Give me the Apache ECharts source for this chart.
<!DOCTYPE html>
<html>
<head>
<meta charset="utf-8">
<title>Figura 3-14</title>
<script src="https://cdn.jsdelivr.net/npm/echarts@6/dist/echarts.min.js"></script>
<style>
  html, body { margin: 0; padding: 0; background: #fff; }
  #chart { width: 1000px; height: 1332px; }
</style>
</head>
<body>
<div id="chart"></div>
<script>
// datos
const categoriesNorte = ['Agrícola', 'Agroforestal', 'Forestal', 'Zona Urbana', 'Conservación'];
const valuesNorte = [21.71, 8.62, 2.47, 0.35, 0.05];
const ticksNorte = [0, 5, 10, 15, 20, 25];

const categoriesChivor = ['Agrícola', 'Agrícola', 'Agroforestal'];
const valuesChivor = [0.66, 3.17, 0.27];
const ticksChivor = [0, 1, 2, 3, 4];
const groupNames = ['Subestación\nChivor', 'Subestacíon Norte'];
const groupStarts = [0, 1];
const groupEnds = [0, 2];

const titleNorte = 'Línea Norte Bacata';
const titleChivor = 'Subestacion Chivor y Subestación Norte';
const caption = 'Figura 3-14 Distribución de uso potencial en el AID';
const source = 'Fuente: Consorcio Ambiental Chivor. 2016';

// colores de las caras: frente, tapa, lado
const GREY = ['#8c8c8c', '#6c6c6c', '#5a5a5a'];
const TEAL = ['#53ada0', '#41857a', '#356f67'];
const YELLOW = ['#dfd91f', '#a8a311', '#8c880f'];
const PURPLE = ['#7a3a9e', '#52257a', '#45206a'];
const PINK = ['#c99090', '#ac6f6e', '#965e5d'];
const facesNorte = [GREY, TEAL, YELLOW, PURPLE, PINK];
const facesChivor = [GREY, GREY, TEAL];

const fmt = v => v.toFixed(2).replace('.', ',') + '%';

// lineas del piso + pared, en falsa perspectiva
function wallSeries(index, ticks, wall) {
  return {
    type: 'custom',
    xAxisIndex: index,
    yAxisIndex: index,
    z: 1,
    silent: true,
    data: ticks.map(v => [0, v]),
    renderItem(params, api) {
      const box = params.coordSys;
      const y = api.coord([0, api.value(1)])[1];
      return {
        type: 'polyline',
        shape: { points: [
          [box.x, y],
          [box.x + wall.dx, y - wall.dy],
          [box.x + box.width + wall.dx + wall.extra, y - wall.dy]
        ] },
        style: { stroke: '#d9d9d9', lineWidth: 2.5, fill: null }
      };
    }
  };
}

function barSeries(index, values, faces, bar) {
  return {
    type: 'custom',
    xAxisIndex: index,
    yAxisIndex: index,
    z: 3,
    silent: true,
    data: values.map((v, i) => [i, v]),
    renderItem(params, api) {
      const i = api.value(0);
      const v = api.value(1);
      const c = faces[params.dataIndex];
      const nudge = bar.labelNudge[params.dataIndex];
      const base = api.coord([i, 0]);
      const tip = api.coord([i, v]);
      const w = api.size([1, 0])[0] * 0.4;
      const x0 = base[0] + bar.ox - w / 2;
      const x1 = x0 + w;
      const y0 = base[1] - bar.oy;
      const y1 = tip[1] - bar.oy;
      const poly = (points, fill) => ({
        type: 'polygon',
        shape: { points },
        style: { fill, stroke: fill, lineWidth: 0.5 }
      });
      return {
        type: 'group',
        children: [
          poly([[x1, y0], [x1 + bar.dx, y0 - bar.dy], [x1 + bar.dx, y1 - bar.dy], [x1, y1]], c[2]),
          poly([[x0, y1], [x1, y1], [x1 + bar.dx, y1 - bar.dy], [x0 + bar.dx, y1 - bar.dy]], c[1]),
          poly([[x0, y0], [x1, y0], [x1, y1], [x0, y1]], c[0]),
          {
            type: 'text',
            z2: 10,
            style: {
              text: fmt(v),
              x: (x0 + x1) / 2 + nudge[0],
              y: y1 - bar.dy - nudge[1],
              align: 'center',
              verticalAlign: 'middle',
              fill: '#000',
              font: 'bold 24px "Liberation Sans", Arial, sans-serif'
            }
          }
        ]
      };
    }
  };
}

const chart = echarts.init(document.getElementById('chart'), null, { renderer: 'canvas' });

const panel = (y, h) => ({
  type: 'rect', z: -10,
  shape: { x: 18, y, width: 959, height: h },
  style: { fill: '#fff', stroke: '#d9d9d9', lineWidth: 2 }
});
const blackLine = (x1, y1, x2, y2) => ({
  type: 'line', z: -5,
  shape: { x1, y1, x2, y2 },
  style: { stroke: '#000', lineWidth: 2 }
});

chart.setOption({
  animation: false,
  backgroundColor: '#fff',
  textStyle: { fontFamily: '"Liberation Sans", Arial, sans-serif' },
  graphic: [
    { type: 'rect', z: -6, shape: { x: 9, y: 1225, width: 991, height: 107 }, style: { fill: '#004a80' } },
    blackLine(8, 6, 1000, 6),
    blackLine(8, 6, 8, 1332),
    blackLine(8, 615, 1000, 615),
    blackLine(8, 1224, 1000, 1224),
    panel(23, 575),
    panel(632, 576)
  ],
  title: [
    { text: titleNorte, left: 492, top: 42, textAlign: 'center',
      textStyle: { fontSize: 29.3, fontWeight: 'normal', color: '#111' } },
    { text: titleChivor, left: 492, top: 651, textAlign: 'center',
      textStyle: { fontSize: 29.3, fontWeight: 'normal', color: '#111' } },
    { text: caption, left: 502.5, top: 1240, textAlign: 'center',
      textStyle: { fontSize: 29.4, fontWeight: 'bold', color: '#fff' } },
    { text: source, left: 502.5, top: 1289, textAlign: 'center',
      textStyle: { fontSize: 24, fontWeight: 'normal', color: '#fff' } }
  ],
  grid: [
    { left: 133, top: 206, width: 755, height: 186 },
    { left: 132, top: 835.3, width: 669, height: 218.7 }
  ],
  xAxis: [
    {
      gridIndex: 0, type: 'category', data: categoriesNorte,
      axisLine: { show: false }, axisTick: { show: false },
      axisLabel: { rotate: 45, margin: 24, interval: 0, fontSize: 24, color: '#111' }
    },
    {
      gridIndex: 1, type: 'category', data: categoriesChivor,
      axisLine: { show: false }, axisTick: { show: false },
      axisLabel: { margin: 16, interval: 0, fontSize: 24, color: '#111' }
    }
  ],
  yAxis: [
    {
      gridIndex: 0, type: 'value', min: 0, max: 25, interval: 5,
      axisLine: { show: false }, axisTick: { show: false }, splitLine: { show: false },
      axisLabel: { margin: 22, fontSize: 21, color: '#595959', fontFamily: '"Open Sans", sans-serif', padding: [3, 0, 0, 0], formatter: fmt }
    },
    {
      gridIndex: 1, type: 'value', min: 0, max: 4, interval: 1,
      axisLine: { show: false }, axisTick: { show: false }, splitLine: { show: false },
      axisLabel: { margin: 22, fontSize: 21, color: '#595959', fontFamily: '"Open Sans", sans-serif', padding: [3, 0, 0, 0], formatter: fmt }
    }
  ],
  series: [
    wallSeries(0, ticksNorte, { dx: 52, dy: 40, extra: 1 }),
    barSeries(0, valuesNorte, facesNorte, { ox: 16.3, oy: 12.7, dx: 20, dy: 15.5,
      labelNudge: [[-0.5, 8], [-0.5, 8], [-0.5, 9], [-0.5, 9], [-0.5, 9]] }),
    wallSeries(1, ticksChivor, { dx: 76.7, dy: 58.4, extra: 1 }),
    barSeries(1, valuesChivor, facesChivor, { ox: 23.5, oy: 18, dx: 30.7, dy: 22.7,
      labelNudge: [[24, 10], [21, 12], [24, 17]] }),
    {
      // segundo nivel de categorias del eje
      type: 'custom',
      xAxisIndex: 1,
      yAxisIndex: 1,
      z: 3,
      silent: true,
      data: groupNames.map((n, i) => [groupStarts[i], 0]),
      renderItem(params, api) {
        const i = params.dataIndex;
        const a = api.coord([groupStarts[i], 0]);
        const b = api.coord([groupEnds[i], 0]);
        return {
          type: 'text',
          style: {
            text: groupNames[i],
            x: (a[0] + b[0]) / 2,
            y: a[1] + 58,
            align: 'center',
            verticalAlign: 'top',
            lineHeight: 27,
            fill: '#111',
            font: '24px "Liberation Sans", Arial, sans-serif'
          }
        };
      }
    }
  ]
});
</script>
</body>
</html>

====================

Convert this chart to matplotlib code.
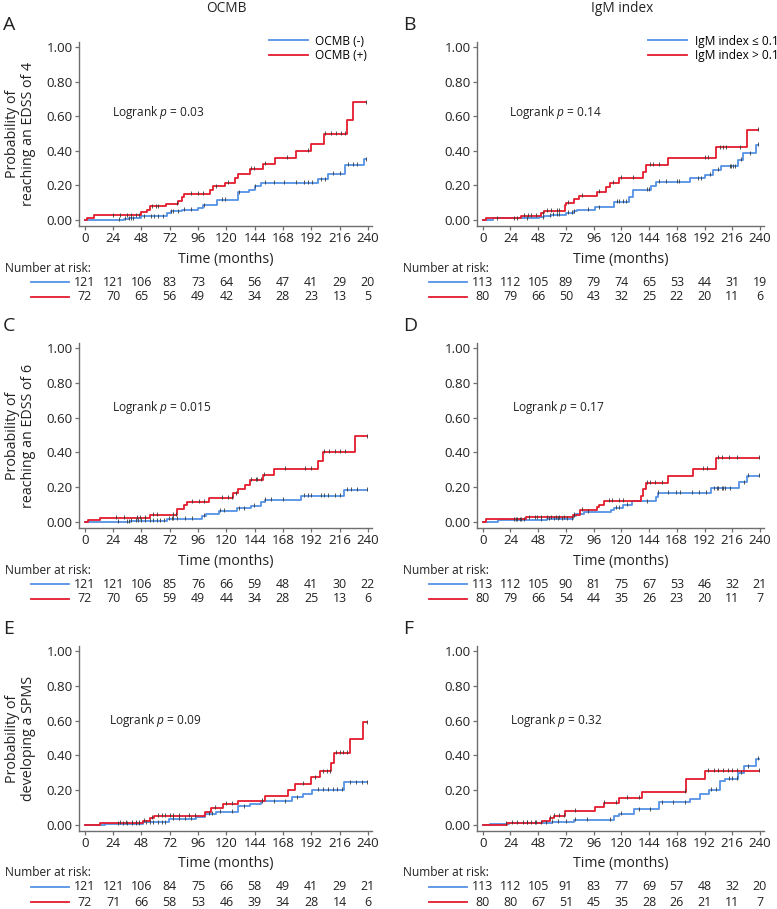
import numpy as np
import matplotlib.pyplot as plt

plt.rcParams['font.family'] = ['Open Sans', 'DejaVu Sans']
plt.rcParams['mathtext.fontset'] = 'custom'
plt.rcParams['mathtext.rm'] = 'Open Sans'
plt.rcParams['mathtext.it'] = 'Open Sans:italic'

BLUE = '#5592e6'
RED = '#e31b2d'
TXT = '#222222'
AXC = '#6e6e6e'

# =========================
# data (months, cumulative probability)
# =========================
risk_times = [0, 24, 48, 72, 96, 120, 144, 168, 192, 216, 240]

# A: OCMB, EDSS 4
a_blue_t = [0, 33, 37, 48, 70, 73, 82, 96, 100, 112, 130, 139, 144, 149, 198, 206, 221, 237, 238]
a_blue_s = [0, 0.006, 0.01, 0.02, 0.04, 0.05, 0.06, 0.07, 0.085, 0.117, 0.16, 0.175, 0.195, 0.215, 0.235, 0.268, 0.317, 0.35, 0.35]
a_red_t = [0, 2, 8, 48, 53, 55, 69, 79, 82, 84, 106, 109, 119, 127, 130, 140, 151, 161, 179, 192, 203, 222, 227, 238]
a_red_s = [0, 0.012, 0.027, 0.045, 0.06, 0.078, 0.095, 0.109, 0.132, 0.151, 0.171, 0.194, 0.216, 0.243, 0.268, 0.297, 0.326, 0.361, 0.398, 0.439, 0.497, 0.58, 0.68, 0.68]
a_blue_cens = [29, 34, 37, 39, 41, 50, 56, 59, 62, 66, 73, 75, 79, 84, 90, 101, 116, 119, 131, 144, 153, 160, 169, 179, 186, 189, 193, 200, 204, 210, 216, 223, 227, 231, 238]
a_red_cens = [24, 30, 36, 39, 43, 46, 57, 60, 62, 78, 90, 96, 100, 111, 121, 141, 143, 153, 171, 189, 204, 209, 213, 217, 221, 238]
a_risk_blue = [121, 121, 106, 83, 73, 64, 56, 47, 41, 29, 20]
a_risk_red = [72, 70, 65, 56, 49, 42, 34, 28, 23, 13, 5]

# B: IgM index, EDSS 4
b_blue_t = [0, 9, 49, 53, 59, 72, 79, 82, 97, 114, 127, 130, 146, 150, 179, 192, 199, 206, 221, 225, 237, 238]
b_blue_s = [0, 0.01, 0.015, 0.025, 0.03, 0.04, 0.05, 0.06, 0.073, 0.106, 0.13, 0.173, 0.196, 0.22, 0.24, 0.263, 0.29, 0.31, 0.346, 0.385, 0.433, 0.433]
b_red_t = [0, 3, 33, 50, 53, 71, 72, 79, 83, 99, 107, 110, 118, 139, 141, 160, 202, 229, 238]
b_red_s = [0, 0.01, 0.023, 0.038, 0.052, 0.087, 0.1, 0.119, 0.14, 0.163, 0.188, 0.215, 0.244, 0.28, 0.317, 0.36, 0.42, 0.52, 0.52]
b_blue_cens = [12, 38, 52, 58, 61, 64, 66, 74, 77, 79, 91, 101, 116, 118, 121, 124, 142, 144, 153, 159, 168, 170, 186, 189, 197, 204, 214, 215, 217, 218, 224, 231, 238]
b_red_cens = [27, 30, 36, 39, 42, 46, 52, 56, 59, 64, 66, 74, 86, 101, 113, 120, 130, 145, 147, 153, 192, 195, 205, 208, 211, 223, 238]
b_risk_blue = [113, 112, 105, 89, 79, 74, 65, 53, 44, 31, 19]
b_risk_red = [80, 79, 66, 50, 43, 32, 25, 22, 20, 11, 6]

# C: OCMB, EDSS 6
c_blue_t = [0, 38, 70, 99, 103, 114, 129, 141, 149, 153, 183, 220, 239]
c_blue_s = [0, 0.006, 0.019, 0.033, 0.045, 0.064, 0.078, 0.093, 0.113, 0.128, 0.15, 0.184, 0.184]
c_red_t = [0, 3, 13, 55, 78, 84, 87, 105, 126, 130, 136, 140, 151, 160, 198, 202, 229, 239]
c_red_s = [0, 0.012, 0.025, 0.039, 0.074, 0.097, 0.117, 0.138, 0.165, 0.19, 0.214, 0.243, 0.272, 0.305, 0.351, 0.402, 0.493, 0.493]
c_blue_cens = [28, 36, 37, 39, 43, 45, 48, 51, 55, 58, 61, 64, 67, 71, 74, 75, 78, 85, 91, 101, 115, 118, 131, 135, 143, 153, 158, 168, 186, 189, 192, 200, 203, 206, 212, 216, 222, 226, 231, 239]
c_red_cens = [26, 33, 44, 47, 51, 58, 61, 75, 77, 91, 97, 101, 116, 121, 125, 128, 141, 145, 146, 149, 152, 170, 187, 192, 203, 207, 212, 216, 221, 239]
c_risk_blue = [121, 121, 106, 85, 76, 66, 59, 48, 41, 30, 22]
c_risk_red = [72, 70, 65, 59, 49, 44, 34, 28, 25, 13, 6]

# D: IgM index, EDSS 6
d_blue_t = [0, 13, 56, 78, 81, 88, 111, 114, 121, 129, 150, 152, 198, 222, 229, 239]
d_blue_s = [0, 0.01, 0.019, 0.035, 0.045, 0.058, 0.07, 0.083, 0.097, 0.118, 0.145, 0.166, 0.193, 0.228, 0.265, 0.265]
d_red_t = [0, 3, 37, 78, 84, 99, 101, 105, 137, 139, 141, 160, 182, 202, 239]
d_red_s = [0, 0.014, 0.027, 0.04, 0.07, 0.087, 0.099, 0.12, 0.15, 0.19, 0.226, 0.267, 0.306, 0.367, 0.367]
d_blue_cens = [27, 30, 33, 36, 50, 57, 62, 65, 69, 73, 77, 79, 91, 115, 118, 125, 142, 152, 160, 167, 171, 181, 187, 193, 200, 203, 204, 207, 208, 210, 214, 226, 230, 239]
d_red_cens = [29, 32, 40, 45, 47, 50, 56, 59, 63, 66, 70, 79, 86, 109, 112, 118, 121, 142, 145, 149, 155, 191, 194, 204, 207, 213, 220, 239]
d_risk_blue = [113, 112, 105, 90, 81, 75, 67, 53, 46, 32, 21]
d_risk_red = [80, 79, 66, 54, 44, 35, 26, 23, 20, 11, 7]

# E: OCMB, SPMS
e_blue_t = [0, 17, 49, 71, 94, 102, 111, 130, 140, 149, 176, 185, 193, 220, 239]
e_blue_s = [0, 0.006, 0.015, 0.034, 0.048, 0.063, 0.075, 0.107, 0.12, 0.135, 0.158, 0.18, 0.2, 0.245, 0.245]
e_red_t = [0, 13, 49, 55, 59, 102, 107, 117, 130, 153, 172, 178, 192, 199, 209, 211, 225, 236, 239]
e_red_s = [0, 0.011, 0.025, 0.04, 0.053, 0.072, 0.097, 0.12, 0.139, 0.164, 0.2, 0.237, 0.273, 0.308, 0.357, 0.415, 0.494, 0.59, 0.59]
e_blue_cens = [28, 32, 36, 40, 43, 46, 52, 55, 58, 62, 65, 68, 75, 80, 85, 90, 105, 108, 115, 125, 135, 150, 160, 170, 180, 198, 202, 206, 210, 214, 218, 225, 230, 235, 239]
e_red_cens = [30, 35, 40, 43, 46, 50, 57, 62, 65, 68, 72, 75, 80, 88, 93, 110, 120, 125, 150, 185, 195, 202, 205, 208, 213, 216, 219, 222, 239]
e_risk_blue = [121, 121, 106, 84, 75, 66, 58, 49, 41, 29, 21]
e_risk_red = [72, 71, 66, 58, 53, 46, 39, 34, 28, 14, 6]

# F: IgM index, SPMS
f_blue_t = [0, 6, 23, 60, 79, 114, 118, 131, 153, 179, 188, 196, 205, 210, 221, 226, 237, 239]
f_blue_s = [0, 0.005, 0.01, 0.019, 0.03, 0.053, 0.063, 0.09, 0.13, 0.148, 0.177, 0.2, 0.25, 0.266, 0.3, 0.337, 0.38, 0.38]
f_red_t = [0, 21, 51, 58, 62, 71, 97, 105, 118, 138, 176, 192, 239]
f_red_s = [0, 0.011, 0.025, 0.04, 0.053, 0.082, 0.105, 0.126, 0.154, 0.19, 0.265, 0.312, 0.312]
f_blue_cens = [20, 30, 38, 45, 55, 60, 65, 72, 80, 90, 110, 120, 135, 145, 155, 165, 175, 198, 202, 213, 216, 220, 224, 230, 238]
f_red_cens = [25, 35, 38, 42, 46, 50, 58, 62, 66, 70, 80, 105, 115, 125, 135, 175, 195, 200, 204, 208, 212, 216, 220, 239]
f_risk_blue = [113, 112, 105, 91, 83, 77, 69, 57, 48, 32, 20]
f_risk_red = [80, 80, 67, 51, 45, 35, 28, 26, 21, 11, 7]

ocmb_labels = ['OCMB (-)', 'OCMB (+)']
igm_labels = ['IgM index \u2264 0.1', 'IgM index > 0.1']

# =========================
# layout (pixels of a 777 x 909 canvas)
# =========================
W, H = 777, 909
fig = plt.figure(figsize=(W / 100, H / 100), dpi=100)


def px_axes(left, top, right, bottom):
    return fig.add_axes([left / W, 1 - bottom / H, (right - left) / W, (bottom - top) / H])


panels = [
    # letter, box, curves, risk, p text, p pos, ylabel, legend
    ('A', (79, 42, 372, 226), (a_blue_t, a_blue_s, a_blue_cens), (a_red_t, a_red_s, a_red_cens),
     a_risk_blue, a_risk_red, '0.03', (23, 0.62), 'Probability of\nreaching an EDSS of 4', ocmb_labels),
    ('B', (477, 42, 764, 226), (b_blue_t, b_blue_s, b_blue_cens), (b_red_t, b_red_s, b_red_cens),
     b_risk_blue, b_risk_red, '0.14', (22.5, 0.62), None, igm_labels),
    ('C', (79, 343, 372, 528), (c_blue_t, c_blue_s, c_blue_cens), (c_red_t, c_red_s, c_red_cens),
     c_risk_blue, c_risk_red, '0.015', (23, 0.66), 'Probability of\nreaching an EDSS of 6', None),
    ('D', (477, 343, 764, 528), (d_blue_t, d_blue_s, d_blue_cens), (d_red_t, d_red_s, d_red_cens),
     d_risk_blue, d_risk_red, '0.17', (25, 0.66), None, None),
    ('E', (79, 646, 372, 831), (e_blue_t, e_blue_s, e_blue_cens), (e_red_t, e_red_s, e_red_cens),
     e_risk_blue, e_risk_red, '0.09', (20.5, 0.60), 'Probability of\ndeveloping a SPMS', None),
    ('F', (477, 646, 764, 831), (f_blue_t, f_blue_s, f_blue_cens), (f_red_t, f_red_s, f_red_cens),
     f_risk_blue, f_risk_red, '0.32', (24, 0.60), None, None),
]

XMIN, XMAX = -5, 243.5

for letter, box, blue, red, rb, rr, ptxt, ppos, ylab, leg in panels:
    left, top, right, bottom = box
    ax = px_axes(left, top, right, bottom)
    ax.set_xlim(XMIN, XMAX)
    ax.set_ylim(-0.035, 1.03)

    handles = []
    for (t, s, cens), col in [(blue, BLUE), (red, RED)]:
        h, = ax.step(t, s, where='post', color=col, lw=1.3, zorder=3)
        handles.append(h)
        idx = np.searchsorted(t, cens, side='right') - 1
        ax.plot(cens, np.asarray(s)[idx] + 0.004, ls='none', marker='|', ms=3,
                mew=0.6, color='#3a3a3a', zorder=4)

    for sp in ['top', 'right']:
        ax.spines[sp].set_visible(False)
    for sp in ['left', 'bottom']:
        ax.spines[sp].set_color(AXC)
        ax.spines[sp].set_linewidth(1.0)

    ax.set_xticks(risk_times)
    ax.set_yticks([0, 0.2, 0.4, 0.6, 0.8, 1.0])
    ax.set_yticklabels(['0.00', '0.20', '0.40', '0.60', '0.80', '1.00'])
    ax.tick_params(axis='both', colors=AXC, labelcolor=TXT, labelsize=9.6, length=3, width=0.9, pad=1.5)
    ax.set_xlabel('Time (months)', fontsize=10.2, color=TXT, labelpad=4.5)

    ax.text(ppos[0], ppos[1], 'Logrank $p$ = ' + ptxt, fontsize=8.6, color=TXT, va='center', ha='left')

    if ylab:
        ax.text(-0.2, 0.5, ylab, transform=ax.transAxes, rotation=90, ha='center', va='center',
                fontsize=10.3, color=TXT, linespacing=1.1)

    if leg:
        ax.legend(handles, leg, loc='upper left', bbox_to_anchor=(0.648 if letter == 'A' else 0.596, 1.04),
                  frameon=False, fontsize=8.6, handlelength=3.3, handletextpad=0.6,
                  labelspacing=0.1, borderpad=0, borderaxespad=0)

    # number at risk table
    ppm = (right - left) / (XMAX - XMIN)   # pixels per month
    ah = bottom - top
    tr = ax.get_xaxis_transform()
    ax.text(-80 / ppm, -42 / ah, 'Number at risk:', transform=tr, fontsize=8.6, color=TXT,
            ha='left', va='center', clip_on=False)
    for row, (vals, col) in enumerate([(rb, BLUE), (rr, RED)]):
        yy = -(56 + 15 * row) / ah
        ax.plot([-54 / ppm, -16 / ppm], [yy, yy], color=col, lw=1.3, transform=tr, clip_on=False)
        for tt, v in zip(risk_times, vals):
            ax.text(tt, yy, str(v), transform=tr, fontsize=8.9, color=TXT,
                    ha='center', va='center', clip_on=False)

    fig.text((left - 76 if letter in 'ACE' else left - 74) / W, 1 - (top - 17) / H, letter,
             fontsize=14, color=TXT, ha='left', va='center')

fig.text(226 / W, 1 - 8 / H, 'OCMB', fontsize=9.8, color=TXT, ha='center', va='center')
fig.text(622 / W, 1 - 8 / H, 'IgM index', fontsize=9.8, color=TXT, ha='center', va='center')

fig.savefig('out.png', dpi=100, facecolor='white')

====================

● **WORK TO COMPLETE**:
Omit all pictures, then copy the lines between the ones holding "Convert this chart to matplotlib code." and "192, 216, 240]", inclusive.

● **TASK ANSWER**:
Convert this chart to matplotlib code.
import numpy as np
import matplotlib.pyplot as plt

plt.rcParams['font.family'] = ['Open Sans', 'DejaVu Sans']
plt.rcParams['mathtext.fontset'] = 'custom'
plt.rcParams['mathtext.rm'] = 'Open Sans'
plt.rcParams['mathtext.it'] = 'Open Sans:italic'

BLUE = '#5592e6'
RED = '#e31b2d'
TXT = '#222222'
AXC = '#6e6e6e'

# =========================
# data (months, cumulative probability)
# =========================
risk_times = [0, 24, 48, 72, 96, 120, 144, 168, 192, 216, 240]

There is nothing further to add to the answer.